What analogy? I don't think I used one. I argued against the license plate analogy.
On the internet you need packets to come back to your machine.
Depends on what you're doing. And, your needs may not be met. You seem to be arguing that it is unlikely that someone would want to put in my IP number on a packet sent to a file sharing service. That's probably right. But that doesn't make the presence of my IP number evidence that I put it there. Positive evidence that I am violating copyright shouldn't depend on assumptions about the intentions and competence of all other producers of packets. Errors, by myself and by other people, are possible, as well as deliberate use of the wrong IP number.
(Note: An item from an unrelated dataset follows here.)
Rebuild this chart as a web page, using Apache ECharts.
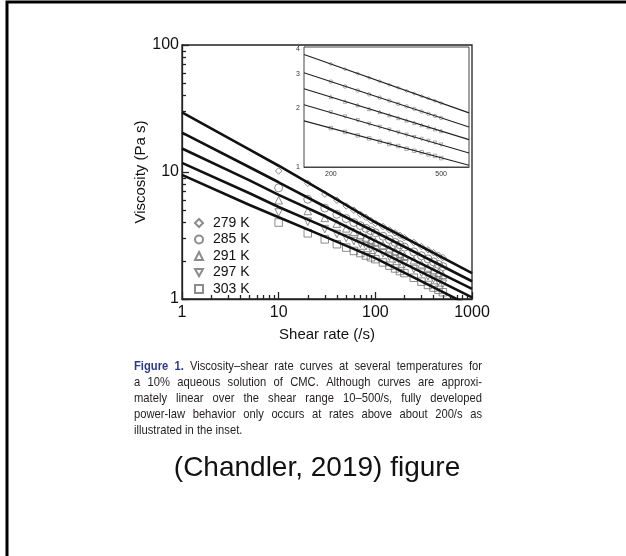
<!DOCTYPE html>
<html>
<head>
<meta charset="utf-8">
<script src="https://cdn.jsdelivr.net/npm/echarts@6/dist/echarts.min.js"></script>
<style>html,body{margin:0;padding:0;background:#fff}#c{width:626px;height:556px}</style>
</head>
<body>
<div id="c"></div>
<script>
// ---------- data ----------
const shearRate = [10,20,30,40,50,60,70,80,90,100,120,140,160,180,200,250,300,350,400,450,500];
const visc279K = [10.2,8.15,6.7,6.0,5.4,5.0,4.65,4.4,4.15,3.95,3.72,3.5,3.32,3.17,3.04,2.79,2.59,2.44,2.32,2.21,2.12];
const visc285K = [7.5,6.1,5.2,4.65,4.3,4.0,3.78,3.6,3.45,3.32,3.12,2.94,2.79,2.67,2.56,2.35,2.19,2.07,1.96,1.87,1.80];
const visc291K = [6.0,4.93,4.35,3.92,3.6,3.38,3.2,3.05,2.93,2.83,2.66,2.51,2.39,2.28,2.19,2.02,1.88,1.77,1.69,1.61,1.55];
const visc297K = [4.8,4.06,3.55,3.25,3.02,2.86,2.72,2.6,2.5,2.43,2.29,2.15,2.05,1.96,1.88,1.72,1.61,1.51,1.44,1.37,1.32];
const visc303K = [4.0,3.29,2.95,2.7,2.54,2.39,2.3,2.2,2.13,2.06,1.94,1.83,1.74,1.66,1.60,1.47,1.37,1.29,1.23,1.18,1.13];

const fitShearRate = [1,5,10,30,100,1000];
const fit279K = [29.5,15.0,11.2,6.9,4.02,1.6];
const fit285K = [20.4,10.9,8.3,5.35,3.37,1.38];
const fit291K = [15.3,8.6,6.6,4.5,2.87,1.2];
const fit297K = [11.8,6.8,5.3,3.7,2.47,1.03];
const fit303K = [9.5,5.5,4.4,3.1,2.1,0.87];

const insetShearRate = [200,225,250,275,300,325,350,375,400,425,450,475,500];
const inset279K = [3.36,3.16,3.0,2.86,2.74,2.63,2.54,2.45,2.37,2.30,2.24,2.18,2.12];
const inset285K = [2.73,2.58,2.46,2.35,2.26,2.18,2.10,2.04,1.98,1.92,1.87,1.82,1.78];
const inset291K = [2.28,2.16,2.07,1.98,1.91,1.84,1.78,1.73,1.68,1.64,1.60,1.56,1.53];
const inset297K = [1.90,1.81,1.73,1.66,1.60,1.55,1.50,1.46,1.42,1.39,1.36,1.33,1.30];
const inset303K = [1.58,1.51,1.45,1.40,1.35,1.31,1.28,1.24,1.21,1.19,1.16,1.14,1.11];

const insetFitShearRate = [160,630];
const insetFit279K = [3.75,1.89];
const insetFit285K = [3.03,1.60];
const insetFit291K = [2.51,1.38];
const insetFit297K = [2.08,1.18];
const insetFit303K = [1.72,1.02];

const temperatures = ['279 K','285 K','291 K','297 K','303 K'];
const xMajorTicks = [1,10,100,1000];
const xMinorTicks = [2,3,4,5,6,7,8,9,20,30,40,50,60,70,80,90,200,300,400,500,600,700,800,900];
const yMajorTicks = [1,10,100];
const yMinorTicks = [2,3,4,5,6,7,8,9,20,30,40,50,60,70,80,90];
const insetXTicks = [200,300,400,500];
const insetXLabels = [200,500];
const insetYTicks = [1,2,3,4];

const captionLines = [
  'Figure 1. Viscosity\u2013shear rate curves at several temperatures for',
  'a 10% aqueous solution of CMC. Although curves are approxi-',
  'mately linear over the shear range 10\u2013500/s, fully developed',
  'power-law behavior only occurs at rates above about 200/s as',
  'illustrated in the inset.'
];

// ---------- helpers ----------
const zip = (xs, ys) => xs.map((x, i) => [x, ys[i]]);
const FONT = "'Liberation Sans', Arial, sans-serif";
const markerSymbols = ['diamond','circle','triangle','path://M0,0L10,0L5,9Z','rect'];
const markerSizes = [6.5,8,7.5,7.5,7.5];
const mainData = [visc279K,visc285K,visc291K,visc297K,visc303K];
const fitData = [fit279K,fit285K,fit291K,fit297K,fit303K];
const insetData = [inset279K,inset285K,inset291K,inset297K,inset303K];
const insetFitData = [insetFit279K,insetFit285K,insetFit291K,insetFit297K,insetFit303K];
const plainLabel = v => String(v);

const series = [];
temperatures.forEach((t, i) => {
  series.push({
    name: t, type: 'scatter', xAxisIndex: 0, yAxisIndex: 0, z: 2,
    symbol: markerSymbols[i], symbolSize: markerSizes[i],
    itemStyle: { color: 'rgba(255,255,255,0)', borderColor: '#6f6f6f', borderWidth: 1 },
    data: zip(shearRate, mainData[i])
  });
});
temperatures.forEach((t, i) => {
  series.push({
    name: t + ' fit', type: 'line', xAxisIndex: 0, yAxisIndex: 0, z: 3,
    showSymbol: false, symbol: 'none', clip: true, silent: true,
    lineStyle: { color: '#111', width: 2.6 },
    data: zip(fitShearRate, fitData[i])
  });
});
temperatures.forEach((t, i) => {
  series.push({
    name: t + ' inset', type: 'scatter', xAxisIndex: 2, yAxisIndex: 2, z: 2,
    symbol: markerSymbols[i], symbolSize: 3.5, silent: true,
    itemStyle: { color: 'rgba(255,255,255,0)', borderColor: '#808080', borderWidth: 0.8 },
    data: zip(insetShearRate, insetData[i])
  });
  series.push({
    name: t + ' inset fit', type: 'line', xAxisIndex: 2, yAxisIndex: 2, z: 3,
    showSymbol: false, symbol: 'none', silent: true,
    lineStyle: { color: '#222', width: 1.1 },
    data: zip(insetFitShearRate, insetFitData[i])
  });
});

// ---------- caption layout (justified, condensed) ----------
function captionGraphics() {
  const ctx = document.createElement('canvas').getContext('2d');
  const fam = "'Liberation Sans', Arial, sans-serif";
  const left = 134, width = 348, top = 366, lh = 16;
  const boldCount = 2;
  let size = 13.5;
  const sx = 0.83;
  function wordsOf(line, li) { return line.split(' ').map((w, k) => ({ w, bold: li === 0 && k < boldCount })); }
  function measure(sz, wd) { ctx.font = (wd.bold ? 'bold ' : '') + sz + 'px ' + fam; return ctx.measureText(wd.w).width * sx; }
  ctx.font = size + 'px ' + fam;
  const spaceW0 = ctx.measureText(' ').width * sx;
  let maxNat = 0;
  captionLines.forEach((l, li) => {
    const ws = wordsOf(l, li);
    const nat = ws.reduce((s, wd) => s + measure(size, wd), 0) + spaceW0 * (ws.length - 1);
    maxNat = Math.max(maxNat, nat);
  });
  if (maxNat > width - 2) size = size * (width - 2) / maxNat;
  ctx.font = size + 'px ' + fam;
  const spaceW = ctx.measureText(' ').width * sx;
  const els = [];
  captionLines.forEach((l, li) => {
    const ws = wordsOf(l, li);
    const widths = ws.map(wd => measure(size, wd));
    const tot = widths.reduce((a, b) => a + b, 0);
    const justify = li < captionLines.length - 1;
    const gap = justify ? (width - tot) / (ws.length - 1) : spaceW;
    let x = left;
    ws.forEach((wd, k) => {
      els.push({
        type: 'text', x: x, y: top + lh * li, scaleX: sx, silent: true,
        style: { text: wd.w, font: (wd.bold ? 'bold ' : '') + size + 'px ' + fam,
                 fill: wd.bold ? '#2b3a8f' : '#231f20', verticalAlign: 'middle', align: 'left' }
      });
      x += widths[k] + gap;
    });
  });
  return els;
}

const axisLineStyle = { color: '#222', width: 1.3 };

const option = {
  backgroundColor: '#fff',
  animation: false,
  textStyle: { fontFamily: FONT },
  grid: [
    { left: 182, top: 45, width: 290, height: 254, show: true, borderColor: '#222', borderWidth: 1.3, backgroundColor: 'rgba(0,0,0,0)', containLabel: false },
    { left: 304, top: 47, width: 165, height: 120, show: true, borderColor: '#444', borderWidth: 1, backgroundColor: '#fff', containLabel: false, z: 1 }
  ],
  legend: {
    data: temperatures, orient: 'vertical', left: 189, top: 211,
    itemWidth: 8, itemHeight: 8, itemGap: 2.5, selectedMode: false,
    textStyle: { fontSize: 14, lineHeight: 14, color: '#111', fontFamily: FONT, padding: [0, 0, 0, 5] }
  },
  xAxis: [
    { type: 'log', gridIndex: 0, position: 'bottom', min: 1, max: 1000,
      name: 'Shear rate (/s)', nameLocation: 'middle', nameGap: 28,
      nameTextStyle: { fontSize: 15, color: '#111', fontFamily: FONT },
      axisLine: { show: true, lineStyle: axisLineStyle },
      axisTick: { show: true, inside: true, length: 7, lineStyle: axisLineStyle, customValues: xMajorTicks },
      axisLabel: { fontSize: 16, color: '#111', margin: 6, fontFamily: FONT, customValues: xMajorTicks, formatter: plainLabel },
      splitLine: { show: false } },
    { type: 'log', gridIndex: 0, position: 'bottom', min: 1, max: 1000,
      axisLine: { show: false },
      axisTick: { show: true, inside: true, length: 4, lineStyle: axisLineStyle, customValues: xMinorTicks },
      axisLabel: { show: false }, splitLine: { show: false } },
    { type: 'log', gridIndex: 1, position: 'bottom', min: 160, max: 630,
      axisLine: { show: true, lineStyle: { color: '#444', width: 1 } },
      axisTick: { show: true, inside: true, length: 5, lineStyle: { color: '#333', width: 1 }, customValues: insetXTicks },
      axisLabel: { fontSize: 7, color: '#333', margin: 4, fontFamily: FONT, customValues: insetXLabels, formatter: plainLabel },
      splitLine: { show: false } }
  ],
  yAxis: [
    { type: 'log', gridIndex: 0, position: 'left', min: 1, max: 100,
      name: 'Viscosity (Pa s)', nameLocation: 'middle', nameGap: 30, nameRotate: 90,
      nameTextStyle: { fontSize: 15, color: '#111', fontFamily: FONT },
      axisLine: { show: true, lineStyle: axisLineStyle },
      axisTick: { show: true, inside: true, length: 7, lineStyle: axisLineStyle, customValues: yMajorTicks },
      axisLabel: { fontSize: 16, color: '#111', margin: 3, fontFamily: FONT, customValues: yMajorTicks, formatter: plainLabel },
      splitLine: { show: false } },
    { type: 'log', gridIndex: 0, position: 'left', min: 1, max: 100,
      axisLine: { show: false },
      axisTick: { show: true, inside: true, length: 4, lineStyle: axisLineStyle, customValues: yMinorTicks },
      axisLabel: { show: false }, splitLine: { show: false } },
    { type: 'log', gridIndex: 1, position: 'left', min: 1, max: 4.1,
      axisLine: { show: true, lineStyle: { color: '#444', width: 1 } },
      axisTick: { show: true, inside: true, length: 3, lineStyle: { color: '#333', width: 1 }, customValues: insetYTicks },
      axisLabel: { fontSize: 7, color: '#333', margin: 4, fontFamily: FONT, customValues: insetYTicks, formatter: plainLabel },
      splitLine: { show: false } }
  ],
  series: series,
  graphic: [
    { type: 'rect', silent: true, shape: { x: 7, y: 2, width: 700, height: 700 },
      style: { fill: 'none', stroke: '#000', lineWidth: 3 } },
    { type: 'text', x: 317, y: 468, silent: true,
      style: { text: '(Chandler, 2019) figure', font: "28px 'Liberation Sans', Arial, sans-serif",
               fill: '#111', align: 'center', verticalAlign: 'middle' } }
  ].concat(captionGraphics())
};

const chart = echarts.init(document.getElementById('c'), null, { renderer: 'canvas' });
chart.setOption(option);
</script>
</body>
</html>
As long as it is easy for anyone to put any IP number on any packet and send it anywhere, which is a clear fact resulting from the simplicity of IP and the lack of authentication in IP, then the mere presence of an IP number in a packet is not positive evidence that any particular person caused that packet to be generated. The difficulty of imagining other reasons for the IP number to be there doesn't turn it into positive evidence.
In fact, I think that it is probably possible to present substantial evidence that particular file sharing is properly attributed to the host using a particular IP number. But nothing in this article, nor in other articles that I've read on similar cases, suggests that such evidence has been presented. On the contrary, they suggest that the plaintiff's claim that she has a copy of a packet with a certain IP number and that that packet was found in certain traffic with a file sharing service is the whole evidence. It isn't enough.
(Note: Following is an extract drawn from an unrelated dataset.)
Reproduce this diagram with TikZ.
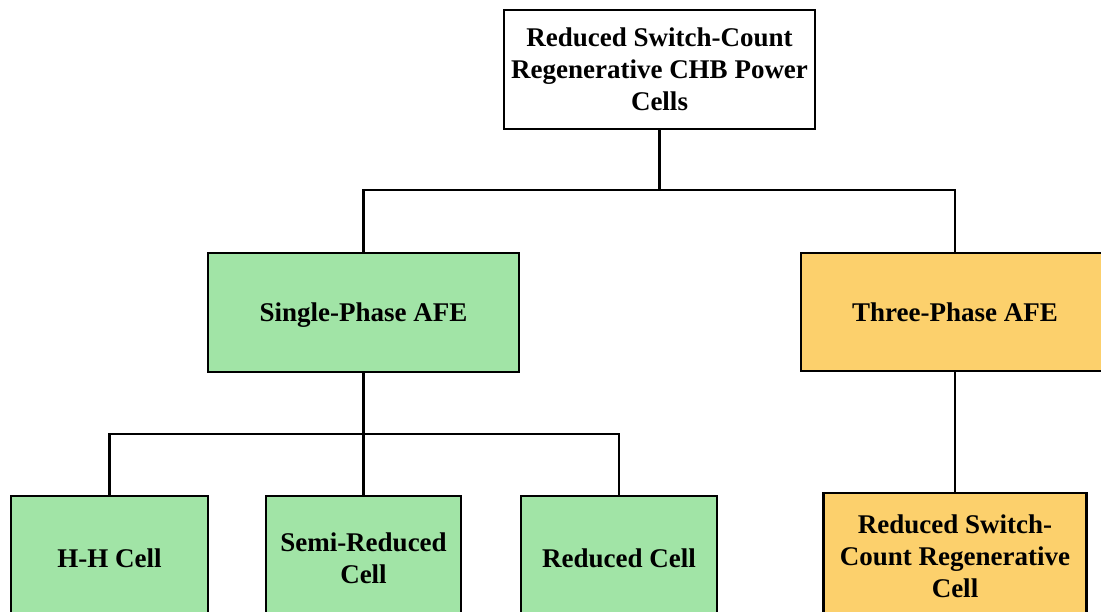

The writer of a false IP number doesn't need to be performing any file sharing. In fact, whatever anyone thinks or doesn't think, it is very easy to put any IP number on any packet and send it anywhere. I am expressing definite knowledge here, not idle opinion.
The plaintiffs may have evidence of actual participation in actual sharing of actual material for which they hold copyright and have not authorized sharing. But nothing in the article indicates what that evidence is.
The court appears to have accepted the likelihood that there is evidence of infringement, but they don't explain what that evidence is.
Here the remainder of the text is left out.